Crucially, both Standard Chartered and HSBC are still paying dividends, something which may become a rarity in the UK banking sector over the next few years. "Lloyds and RBS have to pay back the Government's stake first before they can even consider paying a dividend to shareholders; this removes one of the traditional reasons for investing in banking shares, namely the regular dividend," says Mr Jackson.

As for future profits, opinion is mixed. "We are yet to see the effect of extra regulation on the banking sector, but for those banks that haven't accepted government help, the prospects look good, as margins between the cost of money they bring in and the price that they lend out are quite high; there is also a little less competition in the sector," says Mr Sugg.

But for others, there are better investment plays out there. "When investors ask me about investing in banking shares, I'm cautious in my response," says Paul Hutton from Black Swan Capital Wealth Management. "If you're not already invested in banking shares then I'm afraid you've probably missed out on the best of the recovery. In this climate, investors should be looking to diversify across lots of different sectors such as natural resources, emerging markets, bonds and cash.

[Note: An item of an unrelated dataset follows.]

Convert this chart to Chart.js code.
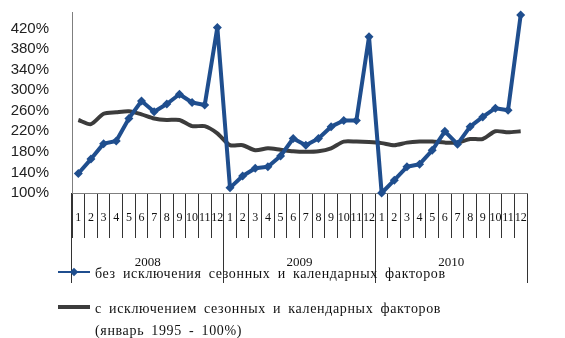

Most investors buy funds rather than individual company shares, and those that do, I'm advising to reduce their exposure to Europe and the UK, and that particularly applies to funds heavily invested in banking," he adds.

A little research can reveal how heavily a particular fund is invested in banking stocks – most fund marketing information gives a rundown of the 10 biggest holdings and the proportion of stocks held in a sector.

Before being too bank-averse, it is worth bearing in mind that any fund manager who had veered away from the sector in recent months will have missed out on unprecedented price growth.

Mr Urquhart Stewart probably best sums up the feelings of a fair few City insiders. "I bought into financials in the spring, mainly because of the rock-bottom prices, but I think I will stay away from them for the time being. If you're sitting on profits from the summer rally, now may be the time to cash them in," he says.